- RECORDED DATA:
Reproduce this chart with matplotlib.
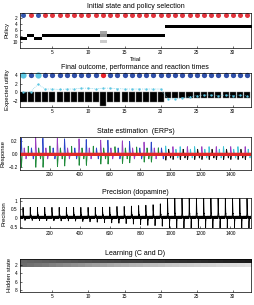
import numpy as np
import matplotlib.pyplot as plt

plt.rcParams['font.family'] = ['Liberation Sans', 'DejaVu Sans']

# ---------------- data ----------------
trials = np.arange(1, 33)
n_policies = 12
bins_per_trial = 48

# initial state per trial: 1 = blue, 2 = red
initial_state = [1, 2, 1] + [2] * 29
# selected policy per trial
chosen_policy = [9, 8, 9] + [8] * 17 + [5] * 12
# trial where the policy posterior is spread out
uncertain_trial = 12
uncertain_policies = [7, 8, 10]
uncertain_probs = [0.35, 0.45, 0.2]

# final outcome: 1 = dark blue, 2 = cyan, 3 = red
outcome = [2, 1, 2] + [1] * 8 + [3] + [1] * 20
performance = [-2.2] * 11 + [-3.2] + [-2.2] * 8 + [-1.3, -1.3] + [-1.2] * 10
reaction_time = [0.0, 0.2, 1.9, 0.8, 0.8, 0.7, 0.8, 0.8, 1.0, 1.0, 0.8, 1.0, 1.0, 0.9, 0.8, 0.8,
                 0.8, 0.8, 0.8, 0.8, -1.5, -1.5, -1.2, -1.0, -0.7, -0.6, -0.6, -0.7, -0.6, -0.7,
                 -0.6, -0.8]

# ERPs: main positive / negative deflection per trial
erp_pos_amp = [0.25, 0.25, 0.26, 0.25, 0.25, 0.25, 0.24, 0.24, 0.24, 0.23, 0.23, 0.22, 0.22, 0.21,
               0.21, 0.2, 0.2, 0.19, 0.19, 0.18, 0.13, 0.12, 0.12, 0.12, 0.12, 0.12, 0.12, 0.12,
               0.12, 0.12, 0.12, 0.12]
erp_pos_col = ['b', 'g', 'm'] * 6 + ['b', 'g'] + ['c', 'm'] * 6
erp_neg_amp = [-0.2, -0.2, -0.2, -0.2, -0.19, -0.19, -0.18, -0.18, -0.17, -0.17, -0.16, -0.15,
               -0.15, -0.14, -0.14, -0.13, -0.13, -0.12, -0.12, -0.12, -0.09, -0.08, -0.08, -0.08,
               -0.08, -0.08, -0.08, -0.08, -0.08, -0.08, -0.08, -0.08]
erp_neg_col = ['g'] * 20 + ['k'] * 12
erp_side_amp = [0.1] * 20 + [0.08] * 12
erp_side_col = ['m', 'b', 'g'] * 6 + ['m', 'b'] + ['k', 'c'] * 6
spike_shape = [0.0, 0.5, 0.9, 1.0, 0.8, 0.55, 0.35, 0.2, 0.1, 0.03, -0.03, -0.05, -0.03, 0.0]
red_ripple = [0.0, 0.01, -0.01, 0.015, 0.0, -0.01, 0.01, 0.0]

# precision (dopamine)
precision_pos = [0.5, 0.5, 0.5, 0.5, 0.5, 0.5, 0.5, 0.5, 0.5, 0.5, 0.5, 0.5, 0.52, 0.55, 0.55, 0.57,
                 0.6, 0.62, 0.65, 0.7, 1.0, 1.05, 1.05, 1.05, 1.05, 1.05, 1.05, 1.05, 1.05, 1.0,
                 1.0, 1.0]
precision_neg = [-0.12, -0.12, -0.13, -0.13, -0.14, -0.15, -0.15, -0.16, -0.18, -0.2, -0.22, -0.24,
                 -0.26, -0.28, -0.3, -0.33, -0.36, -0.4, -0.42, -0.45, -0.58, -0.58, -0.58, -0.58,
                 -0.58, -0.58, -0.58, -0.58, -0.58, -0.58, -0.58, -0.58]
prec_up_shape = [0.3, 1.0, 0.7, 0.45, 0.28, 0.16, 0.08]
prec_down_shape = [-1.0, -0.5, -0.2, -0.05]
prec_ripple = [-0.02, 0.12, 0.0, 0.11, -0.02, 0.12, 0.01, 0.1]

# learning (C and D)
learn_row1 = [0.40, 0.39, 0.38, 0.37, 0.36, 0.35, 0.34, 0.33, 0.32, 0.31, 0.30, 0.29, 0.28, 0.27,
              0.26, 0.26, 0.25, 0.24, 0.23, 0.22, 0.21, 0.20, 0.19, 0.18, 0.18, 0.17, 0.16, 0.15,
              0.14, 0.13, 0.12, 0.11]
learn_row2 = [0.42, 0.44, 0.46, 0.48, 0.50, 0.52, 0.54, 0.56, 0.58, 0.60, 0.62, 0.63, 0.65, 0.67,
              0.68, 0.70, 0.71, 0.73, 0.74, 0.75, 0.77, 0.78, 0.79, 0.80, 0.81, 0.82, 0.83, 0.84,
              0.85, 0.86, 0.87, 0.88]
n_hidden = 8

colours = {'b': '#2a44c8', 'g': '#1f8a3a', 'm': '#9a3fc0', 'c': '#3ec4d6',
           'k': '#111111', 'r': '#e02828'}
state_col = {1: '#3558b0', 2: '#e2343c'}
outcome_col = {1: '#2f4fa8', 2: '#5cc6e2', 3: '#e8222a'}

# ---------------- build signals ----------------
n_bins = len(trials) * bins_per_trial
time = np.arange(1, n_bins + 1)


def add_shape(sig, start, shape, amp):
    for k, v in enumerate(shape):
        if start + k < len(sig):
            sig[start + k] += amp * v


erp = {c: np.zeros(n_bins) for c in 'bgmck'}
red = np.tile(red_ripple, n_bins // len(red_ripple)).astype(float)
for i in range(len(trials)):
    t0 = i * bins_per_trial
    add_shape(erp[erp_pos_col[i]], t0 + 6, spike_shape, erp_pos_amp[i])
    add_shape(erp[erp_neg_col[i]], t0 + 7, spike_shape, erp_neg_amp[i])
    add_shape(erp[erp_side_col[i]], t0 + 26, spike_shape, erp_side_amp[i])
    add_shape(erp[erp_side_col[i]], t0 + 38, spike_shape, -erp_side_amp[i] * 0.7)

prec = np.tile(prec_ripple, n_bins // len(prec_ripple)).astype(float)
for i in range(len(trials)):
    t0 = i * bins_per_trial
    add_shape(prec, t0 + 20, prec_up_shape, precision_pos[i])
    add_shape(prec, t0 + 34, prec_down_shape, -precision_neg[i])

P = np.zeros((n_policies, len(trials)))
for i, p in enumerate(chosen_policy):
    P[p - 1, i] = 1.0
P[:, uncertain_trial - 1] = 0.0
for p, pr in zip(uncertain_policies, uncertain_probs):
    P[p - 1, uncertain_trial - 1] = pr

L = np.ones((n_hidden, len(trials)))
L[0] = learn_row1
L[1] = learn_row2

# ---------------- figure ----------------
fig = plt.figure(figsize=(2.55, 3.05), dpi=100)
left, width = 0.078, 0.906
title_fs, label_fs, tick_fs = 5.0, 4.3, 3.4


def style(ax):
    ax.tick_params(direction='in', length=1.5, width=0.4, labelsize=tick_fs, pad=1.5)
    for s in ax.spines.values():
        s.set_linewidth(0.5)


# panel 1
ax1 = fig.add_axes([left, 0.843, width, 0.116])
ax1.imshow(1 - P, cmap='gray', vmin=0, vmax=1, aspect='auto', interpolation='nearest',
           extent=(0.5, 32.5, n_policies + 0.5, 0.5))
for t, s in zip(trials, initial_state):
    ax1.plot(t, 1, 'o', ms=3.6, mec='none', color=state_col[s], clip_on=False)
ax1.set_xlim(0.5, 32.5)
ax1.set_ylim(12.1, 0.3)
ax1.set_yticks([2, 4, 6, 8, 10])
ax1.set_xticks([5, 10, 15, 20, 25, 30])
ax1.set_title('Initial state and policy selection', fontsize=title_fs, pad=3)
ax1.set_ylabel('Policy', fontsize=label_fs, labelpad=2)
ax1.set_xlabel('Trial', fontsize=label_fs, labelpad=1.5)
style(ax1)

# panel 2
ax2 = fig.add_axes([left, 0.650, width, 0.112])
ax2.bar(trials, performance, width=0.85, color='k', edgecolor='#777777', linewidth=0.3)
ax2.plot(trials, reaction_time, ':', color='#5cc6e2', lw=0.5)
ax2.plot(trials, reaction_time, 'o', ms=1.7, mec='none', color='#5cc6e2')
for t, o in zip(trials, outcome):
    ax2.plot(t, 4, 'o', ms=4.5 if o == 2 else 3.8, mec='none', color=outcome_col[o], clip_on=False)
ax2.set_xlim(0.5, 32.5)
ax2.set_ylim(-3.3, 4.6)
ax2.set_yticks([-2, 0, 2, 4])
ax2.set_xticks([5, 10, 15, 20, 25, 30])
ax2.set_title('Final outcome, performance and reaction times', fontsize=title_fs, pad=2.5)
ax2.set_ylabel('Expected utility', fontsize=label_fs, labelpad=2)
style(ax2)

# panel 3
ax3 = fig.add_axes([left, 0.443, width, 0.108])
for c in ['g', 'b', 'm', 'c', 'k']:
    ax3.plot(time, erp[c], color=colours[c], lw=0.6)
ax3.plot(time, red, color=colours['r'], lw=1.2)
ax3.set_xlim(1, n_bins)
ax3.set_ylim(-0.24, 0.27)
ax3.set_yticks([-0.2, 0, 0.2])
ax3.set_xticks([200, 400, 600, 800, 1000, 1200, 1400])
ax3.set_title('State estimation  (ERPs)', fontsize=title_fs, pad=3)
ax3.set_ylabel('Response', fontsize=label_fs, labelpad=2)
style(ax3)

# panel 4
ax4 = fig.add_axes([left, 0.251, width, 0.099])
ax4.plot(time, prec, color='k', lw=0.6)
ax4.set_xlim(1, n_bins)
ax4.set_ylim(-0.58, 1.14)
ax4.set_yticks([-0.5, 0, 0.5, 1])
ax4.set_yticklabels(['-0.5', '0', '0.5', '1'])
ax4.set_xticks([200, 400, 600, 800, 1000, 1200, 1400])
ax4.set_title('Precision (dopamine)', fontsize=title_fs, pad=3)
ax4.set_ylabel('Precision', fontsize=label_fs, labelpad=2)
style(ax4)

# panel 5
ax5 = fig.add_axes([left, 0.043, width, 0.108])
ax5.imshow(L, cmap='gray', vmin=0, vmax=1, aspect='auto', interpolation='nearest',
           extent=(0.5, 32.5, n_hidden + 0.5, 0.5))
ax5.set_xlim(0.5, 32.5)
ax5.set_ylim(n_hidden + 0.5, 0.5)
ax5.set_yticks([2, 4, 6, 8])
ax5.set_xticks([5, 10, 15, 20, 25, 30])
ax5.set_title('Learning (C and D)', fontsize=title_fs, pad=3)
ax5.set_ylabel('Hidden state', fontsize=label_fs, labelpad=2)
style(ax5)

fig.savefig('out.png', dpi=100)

- YOUR TASK: Pictures excluded, repeat exactly the lines from the top of the material through the line with "bins_per_trial = 48", including both of those lines.

- ANSWER TO THIS EXERCISE:
Reproduce this chart with matplotlib.
import numpy as np
import matplotlib.pyplot as plt

plt.rcParams['font.family'] = ['Liberation Sans', 'DejaVu Sans']

# ---------------- data ----------------
trials = np.arange(1, 33)
n_policies = 12
bins_per_trial = 48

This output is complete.